Effect of rare-earth doping on the electrical and photoelectrical properties of furazano [ 3,4-b] piperazine (FP) thin-film devices

Schottky diodes of rare-earth, praseodymium (Pr)-doped and samarium (Sm)-doped furazano [3,4-b] piperazine (FP), sandwiched between Al and indium-tin oxide (ITO) were made by a spin-coating technique. The diodes, in which doped FP behaves as a p-type organic semiconductor, exhibit rectification behaviour. The p-type semiconductivity and rectification properties of the devices improve with rare-earth doping. The electrical effects observed in these devices are explained in terms of the p-type semiconducting behaviour of the doped FP thin films and the formation of a blocking contact (Schottky barrier) with the Al electrode and ohmic contact with the ITO electrode. Various electrical parameters such as carrier mobility, position of Fermi level, free carrier concentration, trap density, trap level and conductivity of doped FP are calculated and discussed. It is found that the position of the Fermi level shifts toward the valence band on rare-earth doping; concentration of free carriers and carrier mobility increase on doping.
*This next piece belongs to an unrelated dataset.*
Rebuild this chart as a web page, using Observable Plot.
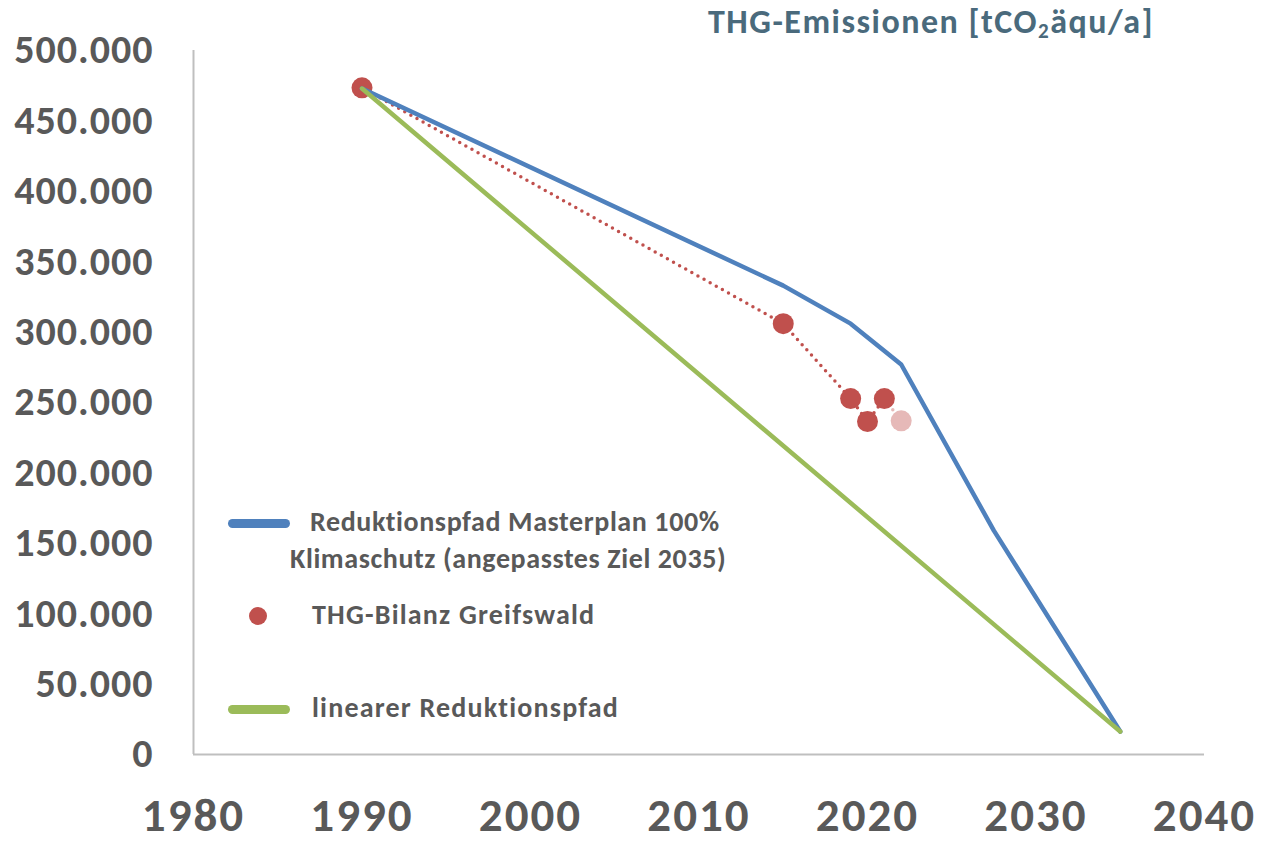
<!DOCTYPE html>
<html>
<head>
<meta charset="utf-8">
<script src="https://cdn.jsdelivr.net/npm/d3@7"></script>
<script src="https://cdn.jsdelivr.net/npm/@observablehq/plot@0.6"></script>
<style>
  html, body { margin: 0; padding: 0; background: #fff; }
  body { font-family: Carlito, Calibri, Lato, "Open Sans", sans-serif; }
  #wrap { position: relative; width: 1261px; height: 844px; overflow: hidden; }
  #title { position: absolute; left: 708px; top: 1px; font-size: 34px; font-weight: bold; color: #4A6A7C; white-space: nowrap; letter-spacing: 1.5px; }
  #title sub { font-size: 0.62em; vertical-align: -0.25em; }
  .leg { position: absolute; font-size: 28px; font-weight: bold; color: #595959; white-space: nowrap; line-height: 37px; letter-spacing: 0.6px; }
  .sw { position: absolute; height: 9px; border-radius: 5px; width: 62px; }
  .dot { position: absolute; width: 18px; height: 18px; border-radius: 50%; background: #C0504D; }
</style>
</head>
<body>
<div id="wrap">
  <div id="chart"></div>
  <div id="title">THG-Emissionen [tCO<sub>2</sub>äqu/a]</div>
  <div class="sw" style="left:228px; top:519px; background:#4F81BD;"></div>
  <div class="leg" style="left:310px; top:503px;">Reduktionspfad Masterplan 100%</div>
  <div class="leg" style="left:290px; top:540px;">Klimaschutz (angepasstes Ziel 2035)</div>
  <div class="dot" style="left:249px; top:607px;"></div>
  <div class="leg" style="left:312px; top:596px; letter-spacing:1.2px;">THG-Bilanz Greifswald</div>
  <div class="sw" style="left:228px; top:705px; background:#9BBB59;"></div>
  <div class="leg" style="left:312px; top:689px; letter-spacing:1.2px;">linearer Reduktionspfad</div>
</div>
<script>
// Reduktionspfad Masterplan 100% Klimaschutz (angepasstes Ziel 2035)
const masterYears = [1990, 2015, 2019, 2022, 2027.5, 2035];
const masterValues = [473000, 333000, 306000, 277000, 159000, 16300];

// THG-Bilanz Greifswald
const bilanzYears = [1990, 2015, 2019, 2020, 2021, 2022];
const bilanzValues = [473500, 306000, 252800, 236500, 252800, 237000];
const bilanzPreliminary = [false, false, false, false, false, true];

// linearer Reduktionspfad
const linearYears = [1990, 2035];
const linearValues = [473000, 16300];

const xTicks = [1980, 1990, 2000, 2010, 2020, 2030, 2040];
const yTicks = [0, 50000, 100000, 150000, 200000, 250000, 300000, 350000, 400000, 450000, 500000];

const master = masterYears.map((x, i) => ({x, y: masterValues[i]}));
const bilanz = bilanzYears.map((x, i) => ({x, y: bilanzValues[i], pre: bilanzPreliminary[i]}));
const linear = linearYears.map((x, i) => ({x, y: linearValues[i]}));
const bilanzFinal = bilanz.filter(d => !d.pre);
const bilanzLastSeg = bilanz.slice(-2);

const de = d3.formatLocale({decimal: ",", thousands: ".", grouping: [3], currency: ["", " €"]});
const fmt = de.format(",d");

const plot = Plot.plot({
  width: 1261,
  height: 844,
  marginLeft: 193,
  marginRight: 57,
  marginTop: 50,
  marginBottom: 90,
  x: {domain: [1980, 2040]},
  y: {domain: [0, 500000]},
  style: {fontFamily: "Carlito, Calibri, Lato, 'Open Sans', sans-serif", background: "#fff"},
  marks: [
    Plot.axisY({ticks: yTicks, tickSize: 0, tickPadding: 40, tickFormat: fmt, fontSize: 40, fontWeight: "bold", fill: "#595959", label: null}),
    Plot.axisX({ticks: xTicks, tickSize: 0, tickPadding: 43, tickFormat: d => String(d), fontSize: 47, fontWeight: "bold", fill: "#595959", label: null}),
    Plot.ruleX([1980], {stroke: "#BFBFBF", strokeWidth: 2}),
    Plot.ruleY([0], {stroke: "#BFBFBF", strokeWidth: 2}),
    Plot.line(bilanzFinal, {x: "x", y: "y", stroke: "#C0504D", strokeWidth: 3.5, strokeDasharray: "0 7", strokeLinecap: "round"}),
    Plot.line(bilanzLastSeg, {x: "x", y: "y", stroke: "#E6B9B8", strokeWidth: 3.5, strokeDasharray: "0 7", strokeLinecap: "round"}),
    Plot.dot(bilanz, {x: "x", y: "y", r: 10.5, fill: d => d.pre ? "#E6B9B8" : "#C0504D", stroke: "none"}),
    Plot.line(master, {x: "x", y: "y", stroke: "#4F81BD", strokeWidth: 4.5}),
    Plot.line(linear, {x: "x", y: "y", stroke: "#9BBB59", strokeWidth: 4.5})
  ]
});
d3.select(plot).selectAll("g[aria-label='y-axis tick label'] text").style("letter-spacing", "1px");
d3.select(plot).selectAll("g[aria-label='x-axis tick label'] text").style("letter-spacing", "2px");
document.getElementById("chart").appendChild(plot);
</script>
</body>
</html>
From the capacitance-voltage (C-V) measurements, various electrical parameters such as barrier height, density of ionized acceptor atoms and depletion layer width are calculated and discussed. From the action spectra and absorption spectra it is confirmed that the Al-doped FP interface forms a Schottky barrier and the ITO-doped FP interface shows ohmic contact. The photovoltaic measurement on the two devices reveals that the short circuit current, open circuit voltage, fill factor and power conversion efficiency increase on rare-earth doping.